As for the evaluation section, a set of objective evaluation criteria is established by which each respective country’sperformance is assessed.

The Research Committee of this project recognizes the difficulties, limitations and risks of “scoring” countries’ performances. However, the Committee also considers that an indicative approach is useful to draw attention to nuclear issues, so as to prompt debates over priorities and urgency.

The different numerical values within each category (i.e., nuclear disarmament, nuclear non-proliferation and nuclear security) reflect each activity’s importance within that area, as determined through deliberation by the Research Committee of this project. However, the differences in the scoring arrangements within each of the three categories do not necessarily reflect a category’s relative significance in comparison with others, as it has been driven by the differing number of items surveyed. Thus, the value assigned to nuclear disarmament (maximum score of 101) does not mean that it is more important than nuclear non-proliferation (maximum score of 61) or nuclear security (maximum score of 41).

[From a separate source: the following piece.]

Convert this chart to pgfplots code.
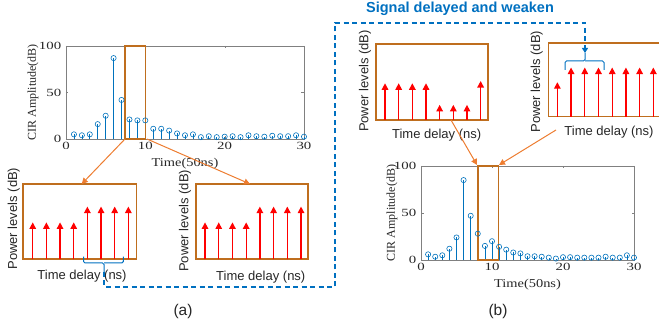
\documentclass[border=0pt]{standalone}
\usepackage{fontspec}
\setmainfont{Liberation Serif}
\newfontfamily\arial{Liberation Sans}
\usepackage{pgfplots}
\pgfplotsset{compat=1.18}
\usetikzlibrary{arrows.meta}
\definecolor{stemblue}{RGB}{0,114,189}
\definecolor{boxbrown}{RGB}{191,110,30}
\definecolor{arrorange}{RGB}{237,125,49}
\definecolor{dashblue}{RGB}{0,112,192}
\pgfplotsset{
 cirax/.style={scale only axis, xmin=0, xmax=30, ymin=0, ymax=100,
   xtick={0,10,20,30}, ytick={0,50,100}, tick align=inside, major tick length=2.5pt,
   axis line style={black!50}, tick style={black!50},
   ticklabel style={font=\fontsize{11}{12}\selectfont, xscale=1.35, text=black!85},
   /pgf/number format/assume math mode=true,
   xlabel={Time(50ns)}, ylabel={CIR Amplitude(dB)},
   label style={font=\fontsize{12}{13}\selectfont, text=black!85}, clip=false},
 stems/.style={ycomb, color=stemblue, line width=0.6pt, mark=o, mark size=2.6pt, mark options={line width=0.6pt}},
 pwr/.style={scale only axis, ymin=0, ymax=100,
   axis line style={boxbrown, line width=1.6pt}, xtick=\empty, ytick=\empty,
   xlabel={Time delay (ns)}, ylabel={Power levels (dB)},
   label style={font=\arial\fontsize{13}{14}\selectfont, text=black!85}, clip=false},
 arr/.style={point meta=none, quiver={u=0, v=\thisrow{h},
     every arrow/.append style={draw=red, fill=red, line width=1.3pt, -{Triangle[length=6.5pt,width=6.5pt]}}},
   draw=red, no marks},
}
\begin{document}
\begin{tikzpicture}[x=1pt,y=1pt]
\useasboundingbox (0,0) rectangle (659,328);
\clip (0,0) rectangle (659,328);

% ---------- main chart (a)
\begin{axis}[cirax, at={(66pt,189pt)}, anchor=south west, width=238pt, height=93pt,
  xlabel style={at={(axis description cs:0.5,-0.26)}, anchor=center, xscale=1.2},
  ylabel style={at={(axis description cs:-0.139,0.5)}, anchor=center}]
\addplot[stems] coordinates {(1,5)(2,4)(3,5)(4,16)(5,25)(6,87)(7,42)(8,21)(9,20)(10,20)
 (11,11)(12,11)(13,9)(14,6)(15,4)(16,5)(17,2)(18,3)(19,2)(20,2.5)
 (21,3)(22,2)(23,4)(24,3)(25,2.5)(26,3.5)(27,3)(28,3)(29,4)(30,2.5)};
\draw[boxbrown, line width=1.6pt] (axis cs:7.4,0) rectangle (axis cs:10,100);
\end{axis}

% ---------- main chart (b)
\begin{axis}[cirax, at={(421pt,68pt)}, anchor=south west, width=213pt, height=94pt,
  xlabel style={at={(axis description cs:0.5,-0.266)}, anchor=center, xscale=1.2},
  ylabel style={at={(axis description cs:-0.136,0.5)}, anchor=center}]
\addplot[stems] coordinates {(1,6)(2,3.5)(3,5)(4,12)(5,24)(6,85)(7,47)(8,28)(9,15)(10,20)
 (11,14)(12,11)(13,8)(14,7)(15,4)(16,4)(17,3.5)(18,2.5)(19,1.5)(20,3)
 (21,3)(22,2.5)(23,2.5)(24,2.5)(25,2.5)(26,3.5)(27,2.5)(28,2.5)(29,5)(30,2.5)};
\draw[boxbrown, line width=1.6pt] (axis cs:8,0) rectangle (axis cs:10.9,100);
\end{axis}

% ---------- panel A1
\begin{axis}[pwr, at={(23.3pt,68.7pt)}, anchor=south west, width=113.4pt, height=75.3pt,
  xmin=0.31, xmax=8.61,
  xlabel style={at={(axis description cs:0.518,-0.23)}, anchor=center},
  ylabel style={at={(axis description cs:-0.085,0.54)}, anchor=center}]
\addplot[arr] table {
x y h
1 0 49
2 0 49
3 0 49
4 0 49
5 0 70
6 0 70
7 0 70
8 0 70
};
\end{axis}

% ---------- panel A2
\begin{axis}[pwr, at={(195.7pt,68.7pt)}, anchor=south west, width=112.6pt, height=75.3pt,
  xmin=0.32, xmax=8.53,
  xlabel style={at={(axis description cs:0.578,-0.235)}, anchor=center},
  ylabel style={at={(axis description cs:-0.095,0.51)}, anchor=center}]
\addplot[arr] table {
x y h
1 0 49
2 0 49
3 0 49
4 0 49
5 0 70
6 0 70
7 0 70
8 0 70
};
\end{axis}

% ---------- panel B1
\begin{axis}[pwr, at={(376pt,208pt)}, anchor=south west, width=112.3pt, height=75.7pt,
  xmin=0.34, xmax=8.56,
  xlabel style={at={(axis description cs:0.54,-0.2)}, anchor=center},
  ylabel style={at={(axis description cs:-0.098,0.515)}, anchor=center}]
\addplot[arr] table {
x y h
1 0 48.5
2 0 48.5
3 0 48.5
4 0 48.5
5 0 20
6 0 20
7 0 20
8 0 51.5
};
\end{axis}

% ---------- panel B2
\begin{axis}[pwr, at={(548.3pt,211.3pt)}, anchor=south west, width=113pt, height=73.4pt,
  xmin=0.34, xmax=8.58,
  xlabel style={at={(axis description cs:0.537,-0.21)}, anchor=center},
  ylabel style={at={(axis description cs:-0.103,0.477)}, anchor=center}]
\addplot[arr] table {
x y h
1 0 47
2 0 67
3 0 67
4 0 67
5 0 67
6 0 67
7 0 67
8 0 67
};
\end{axis}

% ---------- braces and dashed connector
\draw[dashblue, line width=1pt, rounded corners=1.5pt] (83.5,71.3) |- (104,65) -- (104,56);
\draw[dashblue, line width=1pt, rounded corners=1.5pt] (123.3,71.3) |- (104,65);
\draw[dashblue, line width=1pt, rounded corners=1.5pt] (565,258) |- (585,267) -- (585,275);
\draw[dashblue, line width=1pt, rounded corners=1.5pt] (604,258) |- (585,267);
\draw[dashblue, line width=1.1pt, dash pattern=on 5pt off 3.5pt, -{Triangle[length=5pt,width=6pt]}]
  (104,56) -- (104,41) -- (335,41) -- (335,305) -- (585,305) -- (585,275);

% ---------- orange arrows
\draw[arrorange, line width=1pt, -{Triangle[length=6pt,width=6pt]}] (125,189) -- (81.7,144);
\draw[arrorange, line width=1pt, -{Triangle[length=6pt,width=6pt]}] (147,189) -- (250,144);
\draw[arrorange, line width=1pt, -{Triangle[length=6pt,width=6pt]}] (451,208) -- (477,163);
\draw[arrorange, line width=1pt, -{Triangle[length=6pt,width=6pt]}] (556,198) -- (499,163);

% ---------- texts
\node[font=\arial\bfseries\fontsize{14.5}{16}\selectfont, text=dashblue] at (460,319.5) {Signal delayed and weaken};
\node[font=\arial\fontsize{15.5}{17}\selectfont, text=black!85] at (183,17) {(a)};
\node[font=\arial\fontsize{15.5}{17}\selectfont, text=black!85] at (498,17) {(b)};
\end{tikzpicture}
\end{document}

Regarding “the number of nuclear weapons” (in the nuclear disarmament section) and “the amount of fissile material usable for nuclear weapons” (in the nuclear security section), the assumption is that the more nuclear weapons or weapons-usable fissile material a country possesses, the greater the task of reducing them and ensuring their security. However, the ResearchCommittee recognizes that “numbers” or “amounts” are not the sole decisive factors. It is definitely true that other factors—such as implications of missile defense, chemical and biological weapons, conventional force imbalances and a psychological attachment to a minimum overt or covert nuclear weapon capability—would affect the issues and the process of nuclear disarmament, non-proliferation and nuclear security. However, they were not included in our criteria for evaluation because it was difficult to make objective scales of the significance of these factors. In addition, in view of the suggestions and comments made to the Hiroshima Report 2013, the Research Committee modified the criteria of the following items: current status of the roles and significance of nuclear weapons in national security strategies and policies; relying on extended nuclear deterrence; and nuclear testing. Since the Hiroshima Report 2014, these items have been negatively graded if applicable.

As there is no way to mathematically compare the different factors contained in the different areas of disarmament, non-proliferation and nuclear security, the evaluations should be taken as indicative of performances in general and not as an exact representation or precise assessment of different countries’ performances.

The Hiroshima Report 2020 basically maintains the same structure and items as previous years’ reports, while one item on the TPNW has been added since the Hiroshima Report 2018. Besides this, since the Hiroshima Report 2019, the Research Committee has added an evaluation item addressing whether the respective countries attended the Hiroshima or the Nagasaki Peace Memorial Ceremonies while attendance at the Hiroshima Peace Memorial Ceremony alone had been evaluated until the Hiroshima Report 2018. (the maximum score of three points in this item remain the same). Furthermore, since the Hiroshima Report 2020, increase of the number of possessed nuclear weapons in the past five years, and activities that are not covered by the existing evaluation items but contrary to nuclear disarmament and non- proliferation are negatively graded, respectively, if applicable.